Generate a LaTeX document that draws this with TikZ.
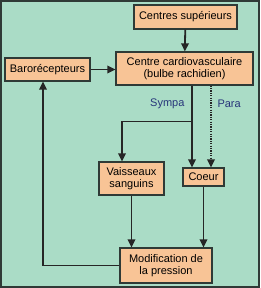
\documentclass[tikz,border=0pt]{standalone}
\usepackage{fontspec}
\setmainfont{Liberation Sans}
\usetikzlibrary{arrows.meta,positioning,calc}
\definecolor{mint}{HTML}{AADCC6}
\definecolor{peach}{HTML}{F8C496}
\definecolor{frame}{HTML}{2F3A36}
\definecolor{inkblue}{HTML}{27357A}

\tikzset{
  box/.style={draw=frame,fill=peach,line width=1.2pt,inner sep=0pt,
    align=center,font=\fontsize{11}{12.5}\selectfont},
  arr/.style={line width=1.8pt,draw=black!85,
    -{Triangle[length=8pt,width=7.5pt]}},
  lab/.style={inkblue,font=\fontsize{11}{12.5}\selectfont}
}

\begin{document}
\begin{tikzpicture}[x=1pt,y=-1pt]
  \fill[mint] (0,0) rectangle (260,288);
  \draw[frame,line width=1.6pt] (0.8,0.8) rectangle (259.2,287.2);

  \node[box,minimum width=103pt,minimum height=24pt] (sup) at (185.5,17) {Centres supérieurs};
  \node[box,minimum width=137pt,minimum height=33pt] (ccv) at (184.5,68.5) {Centre cardiovasculaire\\(bulbe rachidien)};
  \node[box,minimum width=85pt,minimum height=23pt] (baro) at (47.5,69.5) {Barorécepteurs};
  \node[box,minimum width=65pt,minimum height=33pt] (vais) at (131.5,178.5) {Vaisseaux\\sanguins};
  \node[box,minimum width=41pt,minimum height=18pt] (coeur) at (203.5,177) {Coeur};
  \node[box,minimum width=92pt,minimum height=35pt] (modif) at (166,265.5) {Modification de\\la pression};

  % nerfs sympathique et parasympathique
  \coordinate (symp) at ([xshift=7.5pt]ccv.south);
  \coordinate (para) at ([xshift=26.5pt]ccv.south);
  \coordinate (branch) at ($(symp)+(0,36)$);
  \node[lab,anchor=east] (sympalab) at ($(symp)+(-4,18)$) {Sympa};
  \node[lab,anchor=west] (paralab) at ($(para)+(3,18)$) {Para};

  \draw[arr] (sup) -- (ccv);
  \draw[arr] (baro) -- (baro -| ccv.west);
  \draw[arr] (symp) -- (symp |- coeur.north);
  \draw[arr] (branch) -| ([xshift=-9.5pt]vais.north);
  \draw[arr,dash pattern=on 1.2pt off 1.2pt] (para) -- (para |- coeur.north);
  \draw[arr] (vais) -- (vais |- modif.north);
  \draw[arr] (coeur) -- (coeur |- modif.north);
  \draw[arr] (modif.west) -| ([xshift=-4.5pt]baro.south);
\end{tikzpicture}
\end{document}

==============================

● **Exercise**
Restate the data word for word from its first line through the line with "(0.8,0.8) rectangle (259.2,287.2);", leaving out any picture along the way.

● **Answer below**
Generate a LaTeX document that draws this with TikZ.
\documentclass[tikz,border=0pt]{standalone}
\usepackage{fontspec}
\setmainfont{Liberation Sans}
\usetikzlibrary{arrows.meta,positioning,calc}
\definecolor{mint}{HTML}{AADCC6}
\definecolor{peach}{HTML}{F8C496}
\definecolor{frame}{HTML}{2F3A36}
\definecolor{inkblue}{HTML}{27357A}

\tikzset{
  box/.style={draw=frame,fill=peach,line width=1.2pt,inner sep=0pt,
    align=center,font=\fontsize{11}{12.5}\selectfont},
  arr/.style={line width=1.8pt,draw=black!85,
    -{Triangle[length=8pt,width=7.5pt]}},
  lab/.style={inkblue,font=\fontsize{11}{12.5}\selectfont}
}

\begin{document}
\begin{tikzpicture}[x=1pt,y=-1pt]
  \fill[mint] (0,0) rectangle (260,288);
  \draw[frame,line width=1.6pt] (0.8,0.8) rectangle (259.2,287.2);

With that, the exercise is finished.